Gli appassionati dello spazio lo sanno bene, ma il telescopio satellitare James Webb – erede del celebre Hubble – ha finalmente concluso le operazioni di dispiegamento iniziali. Perché tanto entusiasmo? Ebbene si tratta di un passaggio tecnico, scientifico e politico che ha tenuto il mondo occidentale col fiato sospeso per interi mesi, ogni passo dello sviluppo e della gestione della macchina è stato rischioso e la buona riuscita della sua apertura in orbita era tutto meno che scontata. Le manovre hanno portato via una settimana, una settimana nella quale si è rischiato di perdere per un inconveniente un investimento da 10 miliardi di dollari, nonché più di due decadi di lavoro.
Il tratto più caratteristico e riconoscibile dello strumento è certamente il suo oneroso specchio, una lastra da 6,5 metri di diametro composta da 18 cellule esagonali di berillio placcato oro, un elemento tanto ingombrante che la NASA ha dovuto trasportarlo sul luogo del lancio spaziale passando via mare. Una condizione che ha creato orrore negli accademici coinvolti, i quali hanno temuto fino all’ultimo che i pirati della Guinea Francese assalissero il cargo per chiedere un riscatto.
Al di là delle legittime preoccupazioni per l’investimento monetario, il mondo scientifico festeggia il battesimo del fuoco del Webb come un punto virtuoso nella collaborazione tra NASA, European Space Agency (ESA) e Canadian Space Agency, i quali stanno predisponendo ai ricercatori uno strumento che sarà presto capace di monitorare la luce proveniente da galassie remote, il tutto con una sensibilità agli infrarossi mai vista in precedenza. Le aspettative sono altissime, con i tecnici che promettono che ogni immagine immortalata dallo strumento finirà con il rivelarci realtà del tutto inedite sulla galassia che viviamo.

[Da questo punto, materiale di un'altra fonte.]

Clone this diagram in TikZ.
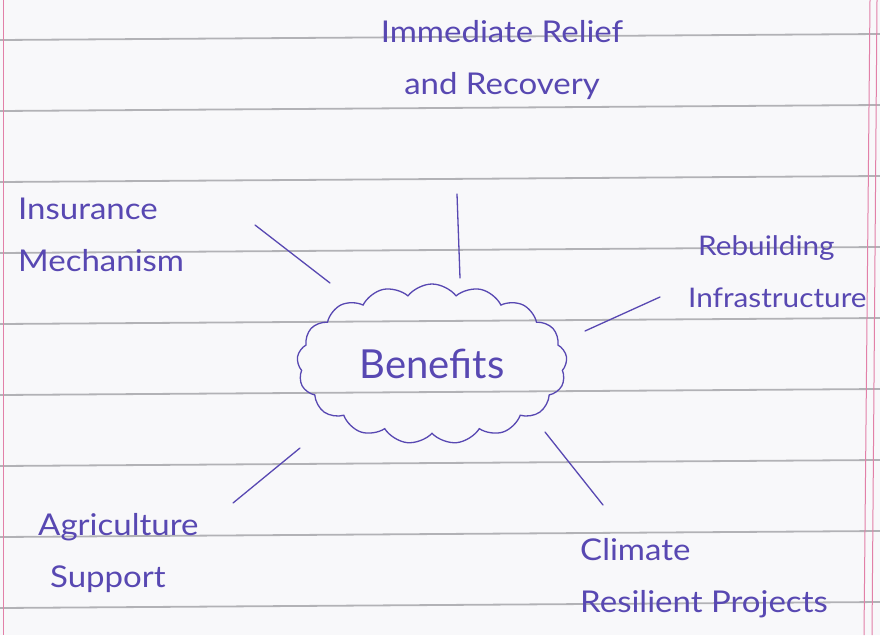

Al momento il satellite è in rotta per la sua destinazione finale, il punto di Lagrange L2, quindi dovrà passare diverse settimane ad allineare il gigantesco specchio, il quale farà da scudo agli strumenti montati al suo interno fino a raffreddarli alla temperatura di -230°C, step essenziale per attivare i sensori della macchina, i quali sono estremamente sensibili alla percezione del calore. Tra una cosa e l’altra, le prime immagini del telescopio dovrebbero raggiungerci nell’estate prossima ventura.
Il James Webb è uno strumento pensato a uso esclusivo del mondo scientifico, ma la sua stessa esistenza gioca una parte importante anche nella sfera della cosiddetta esopolitica, ovvero nella diplomazia spaziale. Il punto di Lagrange L2 è attualmente presidiato solamente dall’osservatorio russo-tedesco Spektr-RG e dal satellite Gaia dell’ESA, il quale dovrebbe però andare in pensione nel prossimo futuro. La presenza americana in loco assume dunque anche una dimensione politica, soprattutto considerando che i punti di Lagrange potrebbero avere un ruolo importante nel futuro della corsa allo spazio, se non altro perché le loro peculiarità gravitazionali consentono agli strumenti stazionati di mantenere una posizione stabile consumando risorse energetiche esigue.